There is in all of these things a clear distinction between a higher plane of existence, and a lower, base, grubby humanity. There is a gap between what Heidegger would call authenticity and inauthenticity. It is between the real and the unreal.

Sometimes we open windows onto this realisation, when something that defies science or rationality rears its head. Something that just doesn’t make sense. Like Brexit, or War, or Suicide. How can rational beings act in such ways? Does the question morph into – are we rational beings at all? From time to time, we inquire into the nature of our reality to try and understand – to really understand – what is going on, to seek to become authentic. We get glimpses, brief moments of clarity. We recognise that we have blind spots; we recognise some of the follies of our world, the hypocrisies and the hubris. We might briefly recognise that upon these false assumptions we have built enormous social edifices, that persist through a shared (mis)interpretation of what our purpose on this earth is.

That misinterpretation is there because we are fallen, descended, socialised, machined. Heidegger also talks about technology – a lot! – and describes technology in two ways: as revealing, and as enframing. In revealing, technology is a revealing of the potentiality of the world. A tree is a potential mallet; the emergence of the mallet from that tree is a revealing of its potentiality. In enframing, technology (particularly modern, industrialised technology) enframes the world, it corrals the world for the purposes of human advancement (to wherever).

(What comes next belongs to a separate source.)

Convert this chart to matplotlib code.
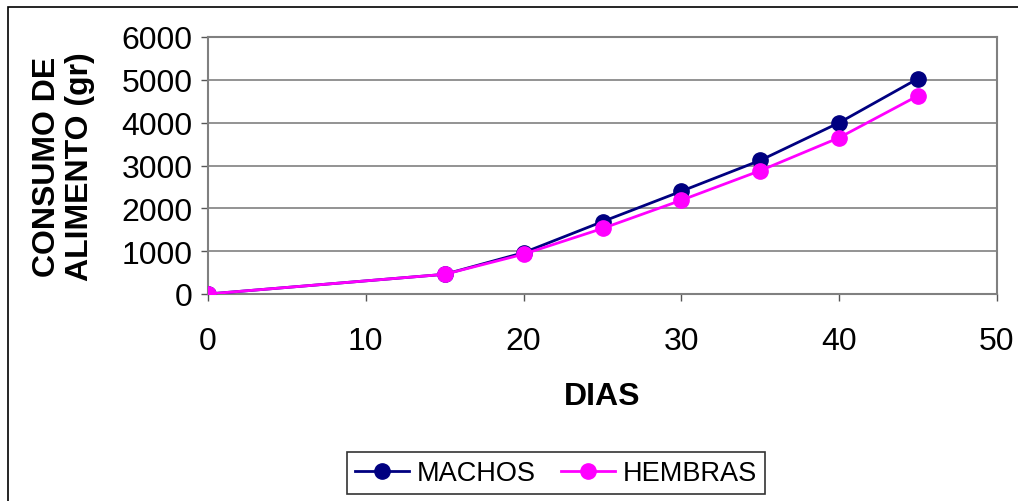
import matplotlib.pyplot as plt
from matplotlib.patches import Rectangle

plt.rcParams['font.family'] = ['Liberation Sans', 'DejaVu Sans']

# Data
dias = [0, 15, 20, 25, 30, 35, 40, 45]
machos = [0, 460, 965, 1690, 2400, 3120, 4000, 5030]
hembras = [0, 460, 930, 1530, 2190, 2880, 3650, 4630]

x_ticks = [0, 10, 20, 30, 40, 50]
y_ticks = [0, 1000, 2000, 3000, 4000, 5000, 6000]

W, H = 1018, 502
fig = plt.figure(figsize=(W / 100, H / 100), dpi=100)
ax = fig.add_axes([208 / W, 1 - 295 / H, (997 - 208) / W, (295 - 38) / H])

# outer chart border
fig.patches.append(Rectangle((8 / W, -0.01), 1.0, 1 - 8 / H + 0.01,
                             transform=fig.transFigure, fill=False,
                             edgecolor='black', linewidth=1.2))

ax.plot(dias, machos, color='#000080', marker='o', markersize=11,
        linewidth=2, label='MACHOS', zorder=3)
ax.plot(dias, hembras, color='#FF00FF', marker='o', markersize=11,
        linewidth=2, label='HEMBRAS', zorder=4)

ax.set_xlim(0, 50)
ax.set_ylim(0, 6000)
ax.set_xticks(x_ticks)
ax.set_yticks(y_ticks)
ax.tick_params(axis='both', labelsize=23, length=5, width=1, color='#555555',
               direction='out')
ax.tick_params(axis='x', pad=18)
ax.tick_params(axis='y', pad=6)
ax.yaxis.grid(True, color='#808080', linewidth=1.2)
ax.set_axisbelow(True)
for s in ax.spines.values():
    s.set_color('#808080')
    s.set_linewidth(1.5)

ax.set_xlabel('DIAS', fontsize=23, fontweight='bold', labelpad=18)
ax.set_ylabel('CONSUMO DE\nALIMENTO (gr)', fontsize=23, fontweight='bold',
              labelpad=19, linespacing=1.15)

leg = fig.legend(loc='center', bbox_to_anchor=(556 / W, 1 - 474 / H),
                 ncol=2, fontsize=19.5, frameon=True, fancybox=False,
                 edgecolor='black', handlelength=2.0, columnspacing=0.9,
                 borderpad=0.3, handletextpad=0.3)
leg.get_frame().set_linewidth(1.2)

fig.savefig('out.png', dpi=100)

In my continued evaluation of the theology of technology, these themes in Heidegger resonate forcefully. In particular, however, I continue to consider the power of AI and information technologies to see past the blind spots and hypocrisies and hubris not just occasionally, but persistently; unless we design all of these machines to be inauthentic – and many of them will certainly be designed that way – AI will become authentic. AI will become Zarathustra. And to us, it may appear that the machines will have gone insane. As Heidegger said in his 1966 interview with Der Spiegel, ‘…only a God can save us now!’